Il substrato delle sue opere è da trovarsi in una spiritualità che trae origine dall’attenta lettura e meditazione delle Sacre Scritture: è nelle pagine della Parola che si rivela Dio. È interessante sottolineare il rapporto che lo studioso ha con la filosofia, della quale sottolinea il limite per la comprensione del mondo e dell’infinito, della stessa natura dell’uomo; per il pensatore francescano, la filosofia - come scrive José Antonio Merino nella sua Storia della filosofia francescana (Edizioni Biblioteca Francescana, 1993) - «è prova dei principi e coerenza delle conclusioni», mentre la teologia «è adesione al mistero e spiegazione della verità rivelata». In questo modo, Duns Scoto evidenzia la netta separazione degli ambiti di pertinenza della filosofia da quelli della teologia: in estrema sintesi, teologia e filosofia si pongono su due piani autonomi e discontinui, e pervengono a risultati differenti, ognuna con il proprio linguaggio e con il proprio metodo. Ma questa divisione che potrebbe dare di Scoto un’immagine di studioso freddo o distaccato, trova invece una strada teologica che riscalda il cuore; quando ci si addentra nelle “cose di Dio”, fondamentale rimane il concentrarsi soprattutto sull’Amore. Scrive Scoto: «La crescita nell’amore gratuitamente ricevuto, e liberamente donato, rende pienamente umani». In quel suo sottolineare il «pienamente umani» e il dono dell’amore gratuito, troviamo tutto lo Scoto ardentemente innamorato, infuocato dell’amore e dall’amore di Dio; quello stesso amore che non può essere, certo, un prodotto dell’intelletto; per Scoto, inoltre, proprio l’amore rimarrà l’espressione massima di quelle che sono le capacità dell’uomo.

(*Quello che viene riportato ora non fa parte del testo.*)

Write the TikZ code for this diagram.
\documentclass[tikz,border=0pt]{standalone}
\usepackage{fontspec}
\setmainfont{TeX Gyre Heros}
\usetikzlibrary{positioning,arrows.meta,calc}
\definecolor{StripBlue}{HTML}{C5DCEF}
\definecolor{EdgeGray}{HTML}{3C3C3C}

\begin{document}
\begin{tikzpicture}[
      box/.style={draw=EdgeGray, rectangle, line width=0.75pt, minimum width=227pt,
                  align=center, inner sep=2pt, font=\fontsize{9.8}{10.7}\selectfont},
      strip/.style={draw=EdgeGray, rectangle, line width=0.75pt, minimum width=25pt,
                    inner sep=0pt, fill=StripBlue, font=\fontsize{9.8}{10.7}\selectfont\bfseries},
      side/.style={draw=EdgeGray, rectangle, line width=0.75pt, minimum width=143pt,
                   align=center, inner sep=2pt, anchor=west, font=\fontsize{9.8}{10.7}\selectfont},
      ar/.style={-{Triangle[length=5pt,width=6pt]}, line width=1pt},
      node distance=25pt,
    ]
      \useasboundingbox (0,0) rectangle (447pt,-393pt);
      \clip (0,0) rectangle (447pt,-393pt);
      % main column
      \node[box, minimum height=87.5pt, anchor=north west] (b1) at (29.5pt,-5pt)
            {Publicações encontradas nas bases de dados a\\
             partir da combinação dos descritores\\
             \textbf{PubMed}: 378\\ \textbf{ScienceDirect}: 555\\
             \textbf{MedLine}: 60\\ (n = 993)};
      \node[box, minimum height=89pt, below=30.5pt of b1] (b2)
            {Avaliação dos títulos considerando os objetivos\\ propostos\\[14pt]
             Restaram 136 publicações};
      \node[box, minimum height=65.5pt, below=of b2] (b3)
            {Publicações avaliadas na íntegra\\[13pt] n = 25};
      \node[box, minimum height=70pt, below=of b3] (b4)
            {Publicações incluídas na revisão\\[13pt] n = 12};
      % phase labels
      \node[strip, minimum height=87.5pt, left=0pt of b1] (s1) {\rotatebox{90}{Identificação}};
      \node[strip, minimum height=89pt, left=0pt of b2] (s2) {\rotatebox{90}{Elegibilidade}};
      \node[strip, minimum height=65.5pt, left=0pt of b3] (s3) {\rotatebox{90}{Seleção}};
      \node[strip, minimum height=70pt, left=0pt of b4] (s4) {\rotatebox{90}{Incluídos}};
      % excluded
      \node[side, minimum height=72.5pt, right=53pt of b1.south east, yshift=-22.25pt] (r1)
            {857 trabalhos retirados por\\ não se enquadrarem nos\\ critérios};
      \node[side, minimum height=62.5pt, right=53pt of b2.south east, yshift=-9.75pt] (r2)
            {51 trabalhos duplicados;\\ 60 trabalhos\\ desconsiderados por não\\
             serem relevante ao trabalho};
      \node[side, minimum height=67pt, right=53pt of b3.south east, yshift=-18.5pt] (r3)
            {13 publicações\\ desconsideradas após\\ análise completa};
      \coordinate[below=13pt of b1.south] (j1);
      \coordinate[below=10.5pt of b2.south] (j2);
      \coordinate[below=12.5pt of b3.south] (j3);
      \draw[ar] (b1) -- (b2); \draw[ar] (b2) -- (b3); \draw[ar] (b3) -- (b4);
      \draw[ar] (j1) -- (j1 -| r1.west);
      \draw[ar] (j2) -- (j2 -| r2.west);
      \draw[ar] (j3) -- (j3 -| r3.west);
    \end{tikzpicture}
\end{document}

Il frate francescano, nel Tractatus de primo Principio, afferma che «il primo principio degli esseri» è racchiuso in tre verbi: credere, gustare ed esprimere. Tre verbi che Scoto farà sfociare in un unico grande verbo: innalzare. Dobbiamo «innalzare le nostre menti alla contemplazione» di Dio, come scrive nel suo trattato. Il climax dei verbi è assai interessante perché riesce involontariamente a offrire un’ottima sintesi di tutto ciò che è stato il percorso del suo pensiero teologico, sviluppato nelle molteplici opere da lui redatte, che hanno segnato il sapere medievale; opere che sarebbe bene riscoprire sempre più perché, anche se così lontane nel tempo, conservano un’attualità sconvolgente. Credere, gustare ed esprimere, un tragitto della mente e del cuore che Scoto “esprime” appunto al fedele; è l’affascinante viaggio dell’uomo nella stessa propria fede. E per poterla vivere pienamente, ci insegna Scoto, è necessario imparare ad amare, che vuol dire uscire fuori da sé stessi, dal proprio intelletto.
Dio - ricorda Scoto - è ordinatore e creatore, e noi siamo chiamati a seguire quell’ordine che nella contingenza del nostro vivere si tramuta nell’essere in relazione con Lui. Solamente facendo ciò è dunque possibile entrare nel Suo ordine, che è Amore.